Retype nothing except the lines below from the one with "What Apache ECharts" through the one with "var myChart = echarts.init(document.getElementById('main'));", exactly, with images left out.

| Provided records |
::::::

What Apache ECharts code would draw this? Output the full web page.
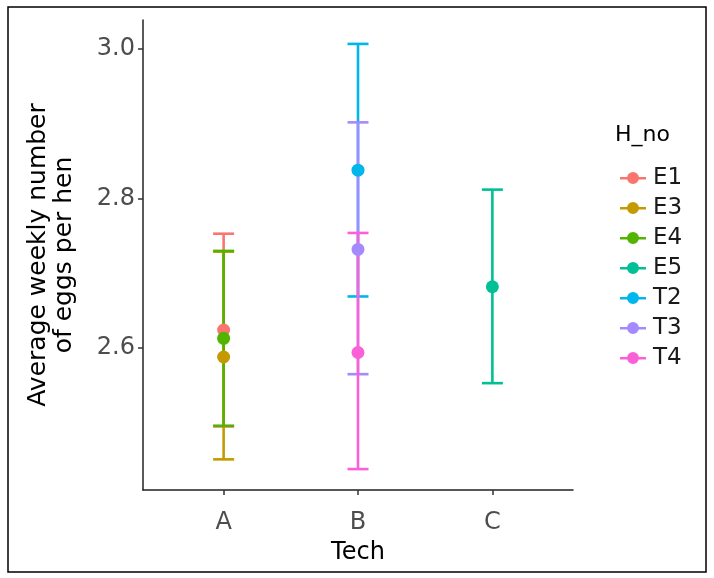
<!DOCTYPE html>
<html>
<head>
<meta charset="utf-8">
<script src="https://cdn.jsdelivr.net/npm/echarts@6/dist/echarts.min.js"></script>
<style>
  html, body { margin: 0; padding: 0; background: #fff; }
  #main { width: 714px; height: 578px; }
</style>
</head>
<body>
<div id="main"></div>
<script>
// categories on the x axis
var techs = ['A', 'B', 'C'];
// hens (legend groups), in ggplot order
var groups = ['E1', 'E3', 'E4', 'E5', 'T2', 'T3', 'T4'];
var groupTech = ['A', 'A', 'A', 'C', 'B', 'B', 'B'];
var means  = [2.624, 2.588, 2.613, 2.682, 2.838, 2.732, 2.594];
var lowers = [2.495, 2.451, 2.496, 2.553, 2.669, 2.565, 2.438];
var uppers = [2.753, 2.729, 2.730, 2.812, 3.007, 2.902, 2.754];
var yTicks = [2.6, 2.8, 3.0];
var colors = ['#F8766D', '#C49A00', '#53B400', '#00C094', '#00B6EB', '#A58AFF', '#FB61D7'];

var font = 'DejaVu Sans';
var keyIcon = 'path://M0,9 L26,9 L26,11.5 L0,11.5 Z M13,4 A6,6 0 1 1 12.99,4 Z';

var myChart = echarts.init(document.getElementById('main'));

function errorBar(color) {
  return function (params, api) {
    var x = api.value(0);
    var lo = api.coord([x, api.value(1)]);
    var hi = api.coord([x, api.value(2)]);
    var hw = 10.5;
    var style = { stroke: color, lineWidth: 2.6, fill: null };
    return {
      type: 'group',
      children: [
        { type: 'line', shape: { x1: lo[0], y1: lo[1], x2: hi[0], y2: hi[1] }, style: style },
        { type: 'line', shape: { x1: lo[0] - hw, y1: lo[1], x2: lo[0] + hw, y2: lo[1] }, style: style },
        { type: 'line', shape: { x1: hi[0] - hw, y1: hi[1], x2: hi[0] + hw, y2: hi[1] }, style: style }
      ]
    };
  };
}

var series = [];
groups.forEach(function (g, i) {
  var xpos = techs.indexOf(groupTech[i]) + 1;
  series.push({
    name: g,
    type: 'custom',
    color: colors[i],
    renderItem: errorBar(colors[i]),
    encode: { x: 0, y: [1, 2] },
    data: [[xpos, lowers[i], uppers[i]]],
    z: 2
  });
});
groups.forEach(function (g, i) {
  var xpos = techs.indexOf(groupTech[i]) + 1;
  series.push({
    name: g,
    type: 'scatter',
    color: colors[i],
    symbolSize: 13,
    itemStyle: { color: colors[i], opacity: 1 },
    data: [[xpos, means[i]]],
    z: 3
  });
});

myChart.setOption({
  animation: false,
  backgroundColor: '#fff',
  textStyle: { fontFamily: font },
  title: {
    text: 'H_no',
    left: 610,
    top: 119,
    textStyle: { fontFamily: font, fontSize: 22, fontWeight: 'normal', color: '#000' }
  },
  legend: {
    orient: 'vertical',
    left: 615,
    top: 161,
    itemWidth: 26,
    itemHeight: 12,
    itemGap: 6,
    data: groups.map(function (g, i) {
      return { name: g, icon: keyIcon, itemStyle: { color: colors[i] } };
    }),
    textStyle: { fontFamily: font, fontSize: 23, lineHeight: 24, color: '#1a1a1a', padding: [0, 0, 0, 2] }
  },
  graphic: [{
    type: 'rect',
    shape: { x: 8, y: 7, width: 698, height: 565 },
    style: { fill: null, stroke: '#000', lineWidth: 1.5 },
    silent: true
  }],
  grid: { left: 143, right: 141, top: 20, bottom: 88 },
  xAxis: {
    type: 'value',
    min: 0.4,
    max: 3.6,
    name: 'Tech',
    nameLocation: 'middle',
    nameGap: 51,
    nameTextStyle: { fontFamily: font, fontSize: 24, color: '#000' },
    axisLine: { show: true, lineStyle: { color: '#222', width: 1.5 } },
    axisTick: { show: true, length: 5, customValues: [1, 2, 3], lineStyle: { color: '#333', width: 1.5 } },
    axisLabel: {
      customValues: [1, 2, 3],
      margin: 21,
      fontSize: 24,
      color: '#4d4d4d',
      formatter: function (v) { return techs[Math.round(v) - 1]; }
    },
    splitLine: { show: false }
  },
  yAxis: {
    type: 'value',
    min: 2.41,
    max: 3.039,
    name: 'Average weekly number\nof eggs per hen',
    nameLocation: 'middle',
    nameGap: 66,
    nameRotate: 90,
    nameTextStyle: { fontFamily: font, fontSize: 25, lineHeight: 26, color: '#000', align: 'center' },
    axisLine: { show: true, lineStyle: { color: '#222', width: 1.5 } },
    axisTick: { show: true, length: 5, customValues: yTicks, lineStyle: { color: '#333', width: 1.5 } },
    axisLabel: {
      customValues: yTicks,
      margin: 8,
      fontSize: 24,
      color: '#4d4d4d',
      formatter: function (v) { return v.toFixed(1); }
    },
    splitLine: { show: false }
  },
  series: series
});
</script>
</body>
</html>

::::::

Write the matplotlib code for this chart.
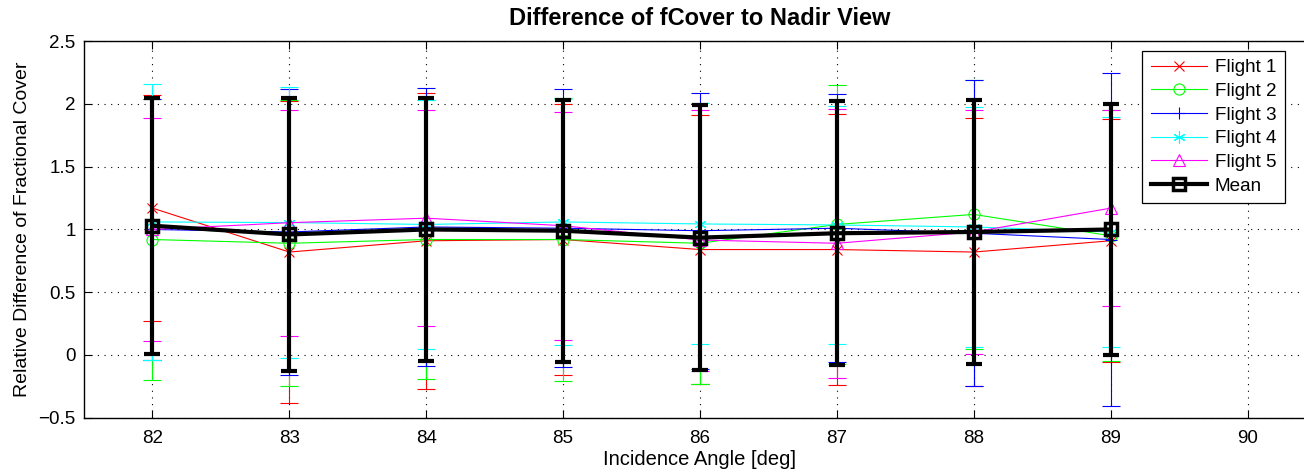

::::::

| Written reply |
What Apache ECharts code would draw this? Output the full web page.
<!DOCTYPE html>
<html>
<head>
<meta charset="utf-8">
<script src="https://cdn.jsdelivr.net/npm/echarts@6/dist/echarts.min.js"></script>
<style>
  html, body { margin: 0; padding: 0; background: #fff; }
  #main { width: 714px; height: 578px; }
</style>
</head>
<body>
<div id="main"></div>
<script>
// categories on the x axis
var techs = ['A', 'B', 'C'];
// hens (legend groups), in ggplot order
var groups = ['E1', 'E3', 'E4', 'E5', 'T2', 'T3', 'T4'];
var groupTech = ['A', 'A', 'A', 'C', 'B', 'B', 'B'];
var means  = [2.624, 2.588, 2.613, 2.682, 2.838, 2.732, 2.594];
var lowers = [2.495, 2.451, 2.496, 2.553, 2.669, 2.565, 2.438];
var uppers = [2.753, 2.729, 2.730, 2.812, 3.007, 2.902, 2.754];
var yTicks = [2.6, 2.8, 3.0];
var colors = ['#F8766D', '#C49A00', '#53B400', '#00C094', '#00B6EB', '#A58AFF', '#FB61D7'];

var font = 'DejaVu Sans';
var keyIcon = 'path://M0,9 L26,9 L26,11.5 L0,11.5 Z M13,4 A6,6 0 1 1 12.99,4 Z';

var myChart = echarts.init(document.getElementById('main'));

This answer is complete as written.